**Given exercise**
Report each line of the data that includes the word "this".

**Records supplied**
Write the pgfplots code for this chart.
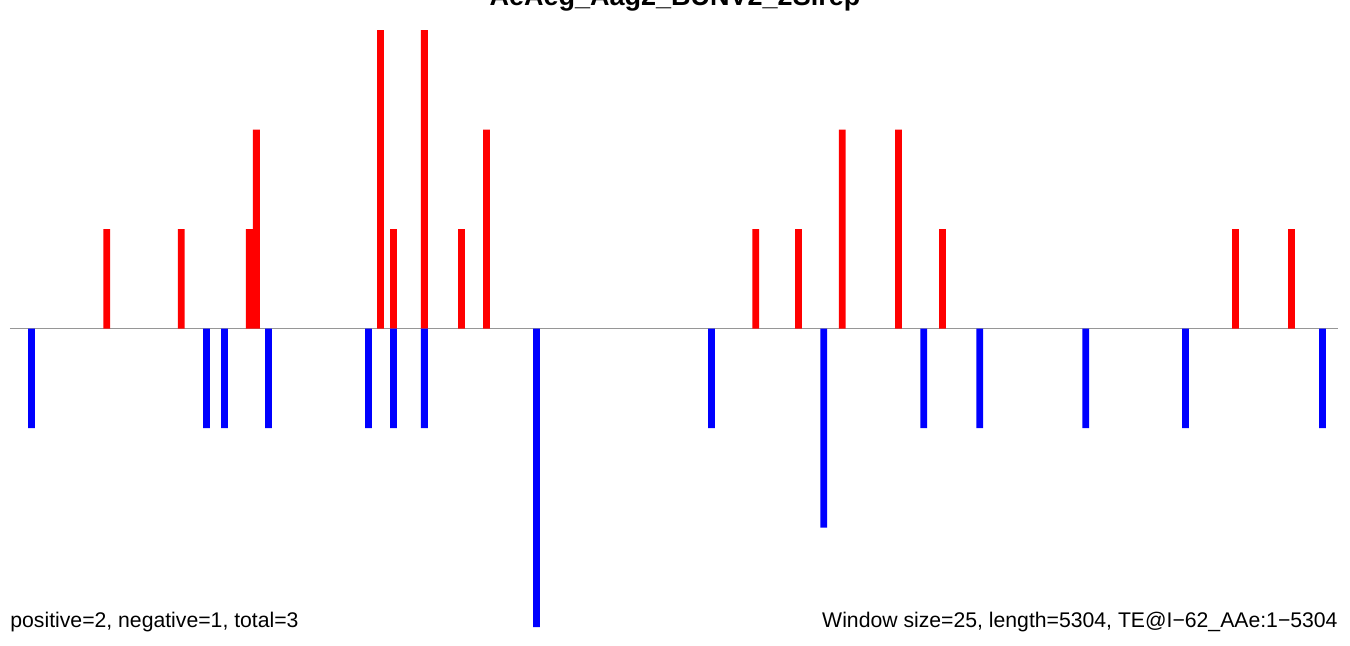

* * *

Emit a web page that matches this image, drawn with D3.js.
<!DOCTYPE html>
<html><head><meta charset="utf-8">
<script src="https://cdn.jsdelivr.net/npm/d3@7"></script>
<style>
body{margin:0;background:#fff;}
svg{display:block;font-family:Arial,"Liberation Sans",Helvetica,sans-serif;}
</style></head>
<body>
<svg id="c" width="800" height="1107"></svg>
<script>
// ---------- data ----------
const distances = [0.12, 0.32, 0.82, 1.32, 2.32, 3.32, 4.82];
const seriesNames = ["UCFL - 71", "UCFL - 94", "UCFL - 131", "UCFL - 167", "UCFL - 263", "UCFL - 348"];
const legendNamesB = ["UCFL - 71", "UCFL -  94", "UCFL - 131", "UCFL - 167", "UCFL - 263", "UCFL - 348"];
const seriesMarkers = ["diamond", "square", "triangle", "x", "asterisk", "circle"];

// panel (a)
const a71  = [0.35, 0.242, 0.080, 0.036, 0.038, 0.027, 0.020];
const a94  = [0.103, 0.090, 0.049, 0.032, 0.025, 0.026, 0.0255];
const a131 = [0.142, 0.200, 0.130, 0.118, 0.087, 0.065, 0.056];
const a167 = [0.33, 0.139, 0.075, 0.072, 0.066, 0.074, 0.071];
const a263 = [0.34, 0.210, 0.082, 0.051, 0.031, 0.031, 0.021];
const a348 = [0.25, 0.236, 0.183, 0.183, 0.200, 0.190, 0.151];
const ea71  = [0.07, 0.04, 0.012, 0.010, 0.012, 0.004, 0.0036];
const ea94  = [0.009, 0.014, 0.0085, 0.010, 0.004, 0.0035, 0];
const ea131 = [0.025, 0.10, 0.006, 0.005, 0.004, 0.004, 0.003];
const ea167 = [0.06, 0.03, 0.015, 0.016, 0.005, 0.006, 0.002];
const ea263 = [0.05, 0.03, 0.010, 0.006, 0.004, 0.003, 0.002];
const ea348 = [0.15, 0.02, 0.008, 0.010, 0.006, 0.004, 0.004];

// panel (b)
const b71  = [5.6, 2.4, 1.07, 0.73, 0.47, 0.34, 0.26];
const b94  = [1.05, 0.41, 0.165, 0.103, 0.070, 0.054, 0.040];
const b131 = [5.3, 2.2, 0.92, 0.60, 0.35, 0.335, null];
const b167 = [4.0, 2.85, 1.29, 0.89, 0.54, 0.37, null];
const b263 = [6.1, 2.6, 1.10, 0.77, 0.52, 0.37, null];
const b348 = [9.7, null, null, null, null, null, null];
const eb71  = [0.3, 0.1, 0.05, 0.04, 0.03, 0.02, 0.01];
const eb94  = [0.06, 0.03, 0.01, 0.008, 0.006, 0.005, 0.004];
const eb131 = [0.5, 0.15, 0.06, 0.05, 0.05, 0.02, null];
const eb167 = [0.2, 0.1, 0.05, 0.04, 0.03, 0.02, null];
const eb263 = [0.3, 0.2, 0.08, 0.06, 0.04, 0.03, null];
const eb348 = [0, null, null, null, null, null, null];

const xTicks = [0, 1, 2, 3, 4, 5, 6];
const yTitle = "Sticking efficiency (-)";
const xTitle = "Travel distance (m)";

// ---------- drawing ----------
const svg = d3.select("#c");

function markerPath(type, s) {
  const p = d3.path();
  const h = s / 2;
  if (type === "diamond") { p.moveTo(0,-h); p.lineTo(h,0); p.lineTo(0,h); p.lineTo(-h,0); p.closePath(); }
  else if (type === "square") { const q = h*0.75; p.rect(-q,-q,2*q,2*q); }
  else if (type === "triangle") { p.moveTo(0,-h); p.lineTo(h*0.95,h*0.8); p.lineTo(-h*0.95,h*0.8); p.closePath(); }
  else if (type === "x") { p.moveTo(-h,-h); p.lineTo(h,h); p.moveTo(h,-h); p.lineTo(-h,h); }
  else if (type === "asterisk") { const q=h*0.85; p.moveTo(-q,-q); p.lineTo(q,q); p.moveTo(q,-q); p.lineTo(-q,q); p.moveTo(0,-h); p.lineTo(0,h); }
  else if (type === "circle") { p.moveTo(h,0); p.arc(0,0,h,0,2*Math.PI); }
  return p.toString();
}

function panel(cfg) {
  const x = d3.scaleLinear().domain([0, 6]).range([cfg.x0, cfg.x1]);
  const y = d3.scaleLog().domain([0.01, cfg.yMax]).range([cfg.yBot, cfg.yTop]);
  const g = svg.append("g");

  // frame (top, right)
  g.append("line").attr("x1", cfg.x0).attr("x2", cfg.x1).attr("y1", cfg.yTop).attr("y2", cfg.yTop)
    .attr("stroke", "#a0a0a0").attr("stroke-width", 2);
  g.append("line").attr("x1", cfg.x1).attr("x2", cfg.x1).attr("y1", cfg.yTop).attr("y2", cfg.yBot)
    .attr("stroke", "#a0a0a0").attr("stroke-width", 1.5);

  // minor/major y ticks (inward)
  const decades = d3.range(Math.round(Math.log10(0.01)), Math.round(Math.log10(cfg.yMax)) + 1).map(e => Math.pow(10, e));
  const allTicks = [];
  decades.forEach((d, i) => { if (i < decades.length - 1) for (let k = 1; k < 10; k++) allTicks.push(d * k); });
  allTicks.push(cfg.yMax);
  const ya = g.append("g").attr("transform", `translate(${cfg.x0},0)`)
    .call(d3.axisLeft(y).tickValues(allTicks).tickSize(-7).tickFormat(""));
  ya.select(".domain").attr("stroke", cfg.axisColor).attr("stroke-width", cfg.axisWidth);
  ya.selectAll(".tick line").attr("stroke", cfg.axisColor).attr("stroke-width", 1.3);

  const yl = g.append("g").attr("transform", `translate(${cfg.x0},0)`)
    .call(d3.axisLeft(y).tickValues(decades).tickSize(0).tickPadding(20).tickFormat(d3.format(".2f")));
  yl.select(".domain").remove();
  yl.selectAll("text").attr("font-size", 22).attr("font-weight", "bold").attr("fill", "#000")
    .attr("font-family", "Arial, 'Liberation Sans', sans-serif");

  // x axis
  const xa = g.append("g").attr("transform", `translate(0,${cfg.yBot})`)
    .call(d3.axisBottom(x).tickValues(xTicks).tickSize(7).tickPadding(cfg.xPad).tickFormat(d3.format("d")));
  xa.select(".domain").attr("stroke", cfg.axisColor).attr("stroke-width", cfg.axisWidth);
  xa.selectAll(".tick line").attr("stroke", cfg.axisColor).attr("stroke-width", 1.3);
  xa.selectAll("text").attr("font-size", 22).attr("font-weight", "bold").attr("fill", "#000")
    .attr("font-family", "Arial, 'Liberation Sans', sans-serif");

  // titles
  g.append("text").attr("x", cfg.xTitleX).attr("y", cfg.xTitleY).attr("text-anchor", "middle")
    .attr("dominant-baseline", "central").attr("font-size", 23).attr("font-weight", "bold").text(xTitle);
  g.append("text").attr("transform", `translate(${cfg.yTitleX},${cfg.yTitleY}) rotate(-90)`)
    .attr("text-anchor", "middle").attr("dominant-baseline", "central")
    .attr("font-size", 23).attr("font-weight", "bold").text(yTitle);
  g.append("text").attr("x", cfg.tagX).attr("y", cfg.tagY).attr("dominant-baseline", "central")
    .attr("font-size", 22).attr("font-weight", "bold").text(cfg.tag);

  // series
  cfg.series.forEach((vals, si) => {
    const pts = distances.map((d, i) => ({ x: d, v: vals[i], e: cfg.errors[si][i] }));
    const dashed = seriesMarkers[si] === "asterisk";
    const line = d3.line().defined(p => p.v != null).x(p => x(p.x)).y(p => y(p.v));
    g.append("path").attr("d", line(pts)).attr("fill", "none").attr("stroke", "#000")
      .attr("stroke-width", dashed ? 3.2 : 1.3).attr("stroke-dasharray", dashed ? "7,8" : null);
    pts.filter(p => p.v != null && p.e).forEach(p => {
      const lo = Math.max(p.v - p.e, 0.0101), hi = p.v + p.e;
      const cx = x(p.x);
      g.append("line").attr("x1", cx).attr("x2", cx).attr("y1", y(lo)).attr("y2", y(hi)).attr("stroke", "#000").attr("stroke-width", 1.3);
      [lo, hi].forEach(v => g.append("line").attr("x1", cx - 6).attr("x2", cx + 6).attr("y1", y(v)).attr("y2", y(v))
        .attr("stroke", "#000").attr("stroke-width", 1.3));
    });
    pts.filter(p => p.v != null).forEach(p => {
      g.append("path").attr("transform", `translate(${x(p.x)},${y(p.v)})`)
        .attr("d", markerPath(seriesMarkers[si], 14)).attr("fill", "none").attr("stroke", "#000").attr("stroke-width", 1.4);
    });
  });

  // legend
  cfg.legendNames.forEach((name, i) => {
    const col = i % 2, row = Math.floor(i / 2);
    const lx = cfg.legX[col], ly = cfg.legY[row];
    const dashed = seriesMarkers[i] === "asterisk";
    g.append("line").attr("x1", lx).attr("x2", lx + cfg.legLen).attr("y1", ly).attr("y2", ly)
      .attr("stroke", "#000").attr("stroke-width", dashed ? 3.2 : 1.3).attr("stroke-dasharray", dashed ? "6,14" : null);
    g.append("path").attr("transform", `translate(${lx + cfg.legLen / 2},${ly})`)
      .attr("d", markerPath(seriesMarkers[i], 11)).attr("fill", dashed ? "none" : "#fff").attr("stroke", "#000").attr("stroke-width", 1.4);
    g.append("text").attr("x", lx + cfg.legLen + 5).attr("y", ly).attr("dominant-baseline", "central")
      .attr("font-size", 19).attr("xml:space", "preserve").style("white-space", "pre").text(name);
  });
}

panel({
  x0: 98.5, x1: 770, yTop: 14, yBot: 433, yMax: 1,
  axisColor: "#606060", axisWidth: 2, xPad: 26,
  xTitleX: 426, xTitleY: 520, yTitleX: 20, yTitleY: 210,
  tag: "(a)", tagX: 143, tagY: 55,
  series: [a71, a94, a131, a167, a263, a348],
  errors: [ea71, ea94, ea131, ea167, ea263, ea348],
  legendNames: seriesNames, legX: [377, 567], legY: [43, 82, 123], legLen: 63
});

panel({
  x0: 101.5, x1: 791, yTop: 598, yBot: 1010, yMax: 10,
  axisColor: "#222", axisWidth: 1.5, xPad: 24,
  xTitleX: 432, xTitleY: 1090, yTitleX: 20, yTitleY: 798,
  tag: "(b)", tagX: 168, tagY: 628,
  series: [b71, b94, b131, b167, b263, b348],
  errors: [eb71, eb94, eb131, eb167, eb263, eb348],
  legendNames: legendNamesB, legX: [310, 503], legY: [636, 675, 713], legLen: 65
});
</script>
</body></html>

**Finished exercise**
Write the pgfplots code for this chart.
Emit a web page that matches this image, drawn with D3.js.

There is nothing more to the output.